Panhandle Plains
2010 Census - 1,741
2000 Census - 1,874
Crosbyton, Texas
Crosbyton Texas History:
The C. B. Livestock Company purchased 90,000 acres from the Kentucky Cattle Company in 1902, and by 1912 had established a 10,000 acre demonstration farm. Between 1907 and 1915, the company promoted the area as a great cotton growing region, and sold land to cotton farmers. In 1908, the company platted the Crosbyton townsite and sold town lots. The Crosbyton post office was established in June of that year. In 1910, Crosbyton was elected the Crosby County seat. The election resulted in a legal dispute with Emma, Texas. In 1976, Texas Tech University established a solar power project at Crosbyton. The United States Department of Energy awarded a $2.5 million contract to Texas Tech for construction of a sixty-five-foot mirrored dish 2.5 miles south of Crosbyton. At the time it was the largest single solar collector in the world and was designed to reduce energy costs by converting solar power to electricity for use by the city-owned power plant. Crosbyton, a commercial and marketing center for hogs, wheat, and grain sorghum, was also at one time the home of the world's largest cotton gin. Crosbyton is located at the intersection of U.S. 82/SH 114 and FM 651, 40.5 miles northeast of Slaton, 38.5 miles northeast of Lubbock, 64 miles southeast of Hale Center via Lubbock, 55.7 miles southeast of Plainview, 28.7 miles southeast of Floydada, 25 miles west of Dickens, 58 miles northwest of Jayton, and 37.6 miles northeast of Post, Texas.

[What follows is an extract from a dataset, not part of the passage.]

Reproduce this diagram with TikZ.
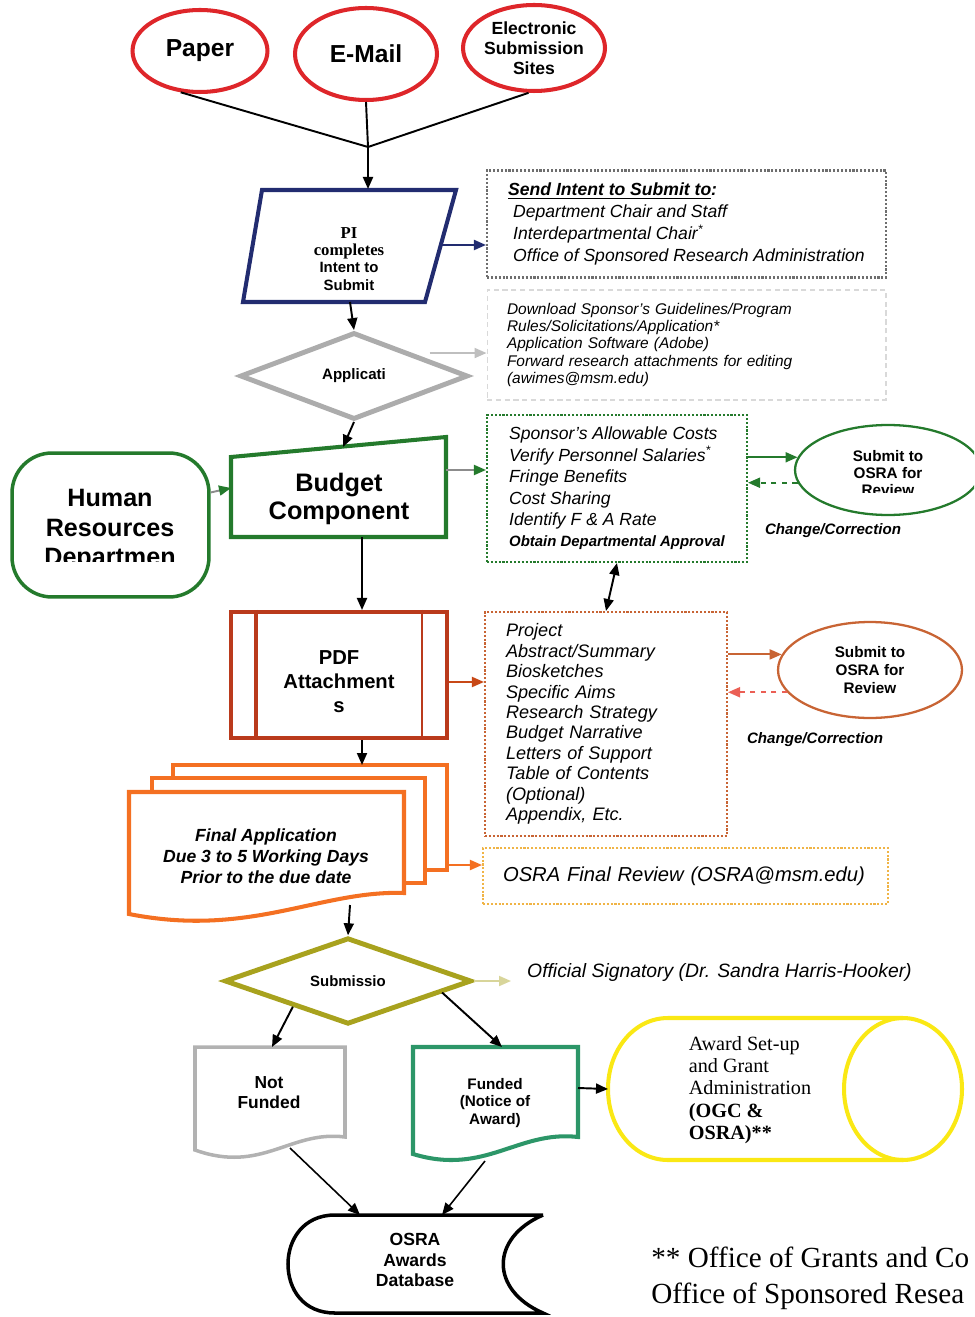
\documentclass[tikz,border=0pt]{standalone}
\usepackage{fontspec}
\setmainfont{Liberation Sans}
\newfontfamily\romanface{Liberation Serif}
\usepackage{xcolor}
\usepackage{tikz}
\usetikzlibrary{positioning,arrows.meta,shapes.geometric}

\definecolor{srcred}{RGB}{222,38,42}
\definecolor{navy}{RGB}{34,44,112}
\definecolor{diagray}{RGB}{172,172,172}
\definecolor{budgreen}{RGB}{36,122,44}
\definecolor{pdfred}{RGB}{186,58,28}
\definecolor{osubbrown}{RGB}{200,100,52}
\definecolor{dashred}{RGB}{235,95,85}
\definecolor{apporange}{RGB}{244,112,34}
\definecolor{finaldot}{RGB}{240,180,70}
\definecolor{subolive}{RGB}{168,162,30}
\definecolor{fundgreen}{RGB}{44,150,104}
\definecolor{awardyellow}{RGB}{250,232,20}
\definecolor{dotgray}{RGB}{110,110,110}

\begin{document}
\begin{tikzpicture}[x=0.02cm, y=-0.02cm,
  source/.style={ellipse, draw=srcred, line width=2.3pt, align=center, inner sep=0pt},
  note/.style={rectangle, draw=dotgray, densely dotted, line width=1.2pt, align=left, inner xsep=0.4cm, inner ysep=0pt},
  oval/.style={ellipse, line width=1.3pt, align=center, inner sep=0pt, font=\bfseries\fontsize{8.7}{10}\selectfont},
  caption/.style={align=center, font=\bfseries\itshape\fontsize{8.6}{10}\selectfont},
  arrow/.style={-{Triangle[length=0.24cm, width=0.2cm]}, line width=1.1pt},
  garrow/.style={-{Triangle[length=0.24cm, width=0.2cm, color=budgreen]}, line width=1.1pt, draw=black!45},
  twoway/.style={{Triangle[length=0.24cm, width=0.2cm]}-{Triangle[length=0.24cm, width=0.2cm]}, line width=1.1pt},
  link/.style={line width=1.1pt}
]
\clip (0,0) rectangle (974,1317);

% Submission sources
\node[source, minimum width=2.70cm, minimum height=1.64cm, font=\bfseries\fontsize{14}{16}\selectfont] (paper) at (200,51) {Paper};
\node[source, minimum width=2.84cm, minimum height=1.84cm, font=\bfseries\fontsize{14}{16}\selectfont] (email) at (366,54) {E-Mail};
\node[source, minimum width=2.84cm, minimum height=1.72cm, font=\bfseries\fontsize{10}{11.3}\selectfont] (esub) at (534,48) {Electronic\\Submission\\Sites};
\coordinate (join) at (368,147);
\draw[link] (paper.245) -- (join);
\draw[link] (email.south) -- (join);
\draw[link] (esub.263) -- (join);

% PI intent
\draw[navy, line width=2.3pt] (262,190) -- (456,190) -- (425,302) -- (243,302) -- cycle;
\node[align=center, font=\bfseries\fontsize{8.5}{9.8}\selectfont] (pi) at (349,259) {{\romanface\fontsize{9.5}{10}\selectfont PI}\\{\romanface\fontsize{9.5}{10}\selectfont completes}\\Intent to\\Submit};
\coordinate (pitop) at (368,189);
\coordinate (piright) at (441,245);
\coordinate (pibot) at (350,302);
\draw[arrow] (join) -- (pitop);

\node[note, minimum width=7.98cm, minimum height=2.14cm, font=\itshape\fontsize{10}{12.6}\selectfont] (intent) at (686.5,224) {\textbf{\underline{Send Intent to Submit to}:}\\
\hspace*{0.1cm}Department Chair and Staff\\
\hspace*{0.1cm}Interdepartmental Chair\textsuperscript{*}\\
\hspace*{0.1cm}Office of Sponsored Research Administration};
\draw[arrow, navy] (piright) -- (piright -| intent.west);

% Application
\node[note, draw=black!15, densely dashed, line width=0.6pt, minimum width=7.98cm, minimum height=2.20cm, text width=7.18cm, font=\itshape\fontsize{8.8}{9.9}\selectfont] (rules) at (686.5,345) {Download Sponsor's Guidelines/Program\\
Rules/Solicitations/Application*\\
Application Software (Adobe)\\
Forward research attachments for editing\\
(awimes@msm.edu)};
\node[diamond, draw=diagray, line width=2.8pt, minimum width=4.56cm, minimum height=1.74cm, inner sep=0pt, font=\bfseries\fontsize{8.6}{10}\selectfont] (appl) at (354,376) {Applicati};
\draw[arrow] (pibot) -- (appl.north);
\draw[arrow, black!25, shorten <=0.35cm] (appl.north east) -- (appl.north east -| rules.west);

% Budget row
\draw[budgreen, line width=2.3pt] (231,457) -- (446,437) -- (446,537) -- (231,537) -- cycle;
\node[align=center, font=\bfseries\fontsize{14.4}{16}\selectfont] (budget) at (339,499) {Budget\\Component};
\coordinate (budtop) at (343,447);
\coordinate (budleft) at (231,488);
\coordinate (budright) at (446,470);
\coordinate (budbot) at (362,537);
\draw[arrow] (appl.south) -- (budtop);

\node[draw=budgreen, line width=2pt, rounded corners=0.8cm, minimum width=3.94cm, minimum height=2.88cm] (hr) at (110.5,525) {};
\begin{scope}
  \clip (12,440) rectangle (209,561);
  \node[align=center, font=\bfseries\fontsize{14.3}{17}\selectfont] (hrtxt) at (110,530) {Human\\Resources\\Departmen};
\end{scope}
\draw[garrow] (hr.18) -- (budleft);

\node[note, draw=budgreen, minimum width=5.20cm, minimum height=2.94cm, font=\itshape\fontsize{10}{12.2}\selectfont] (budlist) at (617,488.5) {Sponsor's Allowable Costs\\
Verify Personnel Salaries\textsuperscript{*}\\
Fringe Benefits\\
Cost Sharing\\
Identify F \& A Rate\\
{\bfseries\fontsize{8.5}{10}\selectfont Obtain Departmental Approval}};
\draw[garrow] (budright) -- (budright -| budlist.west);

\node[oval, draw=budgreen, minimum width=3.72cm, minimum height=1.80cm] (gsub) at (888,470) {};
\begin{scope}
  \clip (790,420) rectangle (974,492);
  \node[align=center, font=\bfseries\fontsize{8.7}{9.6}\selectfont] (gsubtxt) at (888,473) {Submit to\\OSRA for\\Review};
\end{scope}
\draw[garrow, draw=budgreen] (gsub.172 -| budlist.east) -- (gsub.172);
\draw[garrow, draw=budgreen, dashed] (gsub.188) -- (gsub.188 -| budlist.east);
\node[caption] (corr1) at (833,531) {Change/Correction};

% PDF row
\node[draw=pdfred, line width=2.3pt, minimum width=4.32cm, minimum height=2.52cm] (pdf) at (339,675) {};
\draw[pdfred, line width=2.3pt] ([xshift=0.54cm]pdf.north west) -- ([xshift=0.54cm]pdf.south west);
\draw[pdfred, line width=1.5pt] ([xshift=-0.54cm]pdf.north east) -- ([xshift=-0.54cm]pdf.south east);
\node[align=center, font=\bfseries\fontsize{11.5}{13.6}\selectfont] (pdftxt) at (339,682) {PDF\\Attachment\\s};
\draw[arrow] (budbot) -- (budbot |- pdf.north);

\node[note, draw=osubbrown, minimum width=4.84cm, minimum height=4.48cm, text width=4.0cm, font=\itshape\fontsize{10.3}{11.6}\selectfont] (pdflist) at (606,724) {Project\\
Abstract/Summary\\
Biosketches\\
Specific Aims\\
Research Strategy\\
Budget Narrative\\
Letters of Support\\
Table of Contents\\
(Optional)\\
Appendix, Etc.};
\draw[arrow, pdfred!80!orange] (pdftxt.east -| pdf.east) -- (pdftxt.east -| pdflist.west);
\draw[twoway] (budlist.south) -- (pdflist.north);

\node[oval, draw=osubbrown, minimum width=3.68cm, minimum height=1.92cm] (osub) at (870,670) {Submit to\\OSRA for\\Review};
\draw[arrow, osubbrown] (osub.170 -| pdflist.east) -- (osub.170);
\draw[arrow, dashred, dashed] (osub.195) -- (osub.195 -| pdflist.east);
\node[caption] (corr2) at (815,740) {Change/Correction};

% Final application stack
\draw[apporange, line width=2.3pt] (173,765) rectangle (447,870);
\draw[apporange, line width=2.3pt, fill=white] (152,778) rectangle (425,883);
\draw[apporange, line width=2.3pt, fill=white] (129,792) -- (404,792) -- (404,893) .. controls (320,890) and (250,938) .. (129,914) -- cycle;
\node[align=center, font=\bfseries\itshape\fontsize{10}{12}\selectfont] (final) at (266,856) {Final Application\\Due 3 to 5 Working Days\\Prior to the due date};
\coordinate (fintop) at (362,765);
\coordinate (finright) at (447,865);
\coordinate (finbot) at (350,905);
\draw[arrow] (pdf.south -| fintop) -- (fintop);

\node[note, draw=finaldot, minimum width=8.10cm, minimum height=1.12cm, inner xsep=0.4cm, text width=7.3cm, font=\itshape\fontsize{11.5}{14}\selectfont] (review) at (685.5,876) {OSRA Final Review (OSRA@msm.edu)};
\draw[arrow, apporange] (finright) -- (finright -| review.west);

% Submission
\node[diamond, draw=subolive, line width=2.8pt, minimum width=4.94cm, minimum height=1.56cm, inner sep=0pt, font=\bfseries\fontsize{8.5}{10}\selectfont] (subm) at (348,981) {Submissio};
\draw[arrow] (finbot) -- (subm.north);
\node[anchor=west, font=\itshape\fontsize{11}{13}\selectfont] (signatory) at (521,972) {Official Signatory (Dr. Sandra Harris-Hooker)};
\draw[arrow, subolive!45, shorten >=0.2cm] (subm.east) -- (subm.east -| signatory.west);

% Outcomes
\draw[black!30, line width=2pt] (195,1047) -- (345,1047) -- (345,1137) .. controls (290,1130) and (262,1174) .. (195,1150) -- cycle;
\node[align=center, font=\bfseries\fontsize{9.9}{11.3}\selectfont] (notfunded) at (269,1093) {Not\\Funded};
\draw[fundgreen, line width=2.3pt] (413,1047) -- (578,1047) -- (578,1137) .. controls (518,1130) and (485,1176) .. (413,1154) -- cycle;
\node[align=center, font=\bfseries\fontsize{8.7}{10.2}\selectfont] (funded) at (495,1103) {Funded\\(Notice of\\Award)};
\coordinate (nftop) at (272,1047);
\coordinate (nfbot) at (290,1148);
\coordinate (fdtop) at (502,1047);
\coordinate (fdbot) at (485,1161);
\coordinate (fdright) at (578,1088);
\draw[arrow] (subm.205) -- (nftop);
\draw[arrow] (subm.-7) -- (fdtop);

% Award set-up cylinder
\draw[awardyellow, line width=2.3pt] (668,1018) -- (903,1018) (668,1160) -- (903,1160)
  (668,1018) .. controls (634,1018) and (608,1050) .. (608,1089) .. controls (608,1128) and (634,1160) .. (668,1160);
\draw[awardyellow, line width=2.3pt] (903,1089) ellipse [x radius=1.18cm, y radius=1.42cm];
\coordinate (awardleft) at (608,1089);
\node[align=left, font=\romanface\fontsize{11.5}{12.6}\selectfont] (awardtxt) at (750,1090) {Award Set-up\\and Grant\\Administration\\\textbf{(OGC \&}\\\textbf{OSRA)**}};
\draw[arrow] (fdright) -- (awardleft);

% Awards database
\draw[line width=2pt] (543,1215) -- (335,1215) .. controls (303,1215) and (288,1240) .. (288,1264) .. controls (288,1289) and (303,1313) .. (335,1313) -- (543,1313) .. controls (490,1290) and (490,1238) .. (543,1215);
\node[align=center, font=\bfseries\fontsize{10}{11.9}\selectfont] (db) at (415,1260) {OSRA\\Awards\\Database};
\coordinate (dbleft) at (360,1215);
\coordinate (dbright) at (442,1215);
\draw[arrow, line width=0.9pt] (nfbot) -- (dbleft);
\draw[arrow, line width=0.9pt] (fdbot) -- (dbright);

\node[anchor=north west, align=left, inner sep=0pt, font=\romanface\fontsize{16.6}{20}\selectfont] (footnote) at (651,1247) {** Office of Grants and Co\\Office of Sponsored Resea};

\end{tikzpicture}
\end{document}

Texas Plains Trail Region:
The 52 county Texas Plains Trail Region includes the Texas Panhandle and the Plains Region. It stretches from the Texas towns of Big Spring and Colorado City in the southern portion of the region, to Muleshoe and the New Mexico state border in the west, to Quanah and Knox City in the east, and to the top of the Texas Panhandle. The most northern town is Lipscomb, Texas. The Texas Plains Trail Region organization is a non-profit historical organization affiliated with the Texas Historical Commission. TPTR acts as an economic development initiative that helps Texas communities to promote their historic and cultural resources, and increase tourism to their areas. The organization raises money through donations for use in preserving historical sites, creating new and improving existing museums, and creating heritage trails. A name repeatedly mentioned in the history of West Texas, is Cynthia Ann Parker, a young child captured by the Noconi Comanche during a raid on Fort Parker. She grew up among the Comanche, married Comanche Chief Peta Nocona, and had three children, Pecos, Quanah and Prairie Flower. In 1860, a party of Texas Rangers led by Lawrence S. Ross, a future Governor of Texas, rescued her and her infant daughter Prairie Flower; Charles Goodnight participated in this raid. Her son Quanah became famous as the last great Chief of the Comanche. One of TPTR’s biggest projects is the Quanah Parker Arrow Trail.  When completed, giant Quanah Parker Arrows will have been installed in all 52 counties in the Texas Plains Trail Region. Some counties will have more than one installation. The arrows were created and donated by New Home, Texas artist Charles Smith. As of early 2014, over 70 arrows had been installed in almost 50 counties. Each arrow has a plaque giving pertinent historical information.  (806) 747-1997. P.O. Box 88, Lubbock, Texas 79408. Email  Plains Trail Map
Crosby County Courthouse, 1914:
The brick courthouse was designed in Texas Renaissance style by architect M. H. Waller. The Crosby County Veterans Memorial is located on the courthouse square. The 2010 Crosby County census was 6,059. (806) 675-2011. 201 West Aspen Street.  
Crosby County Veterans Memorial:
The memorial commemorates over 2,000 Crosby County residents who served in the United States military. The memorial features six marble columns listing these service men and women. The memorial is located on the courthouse square at 201 West Aspen Street.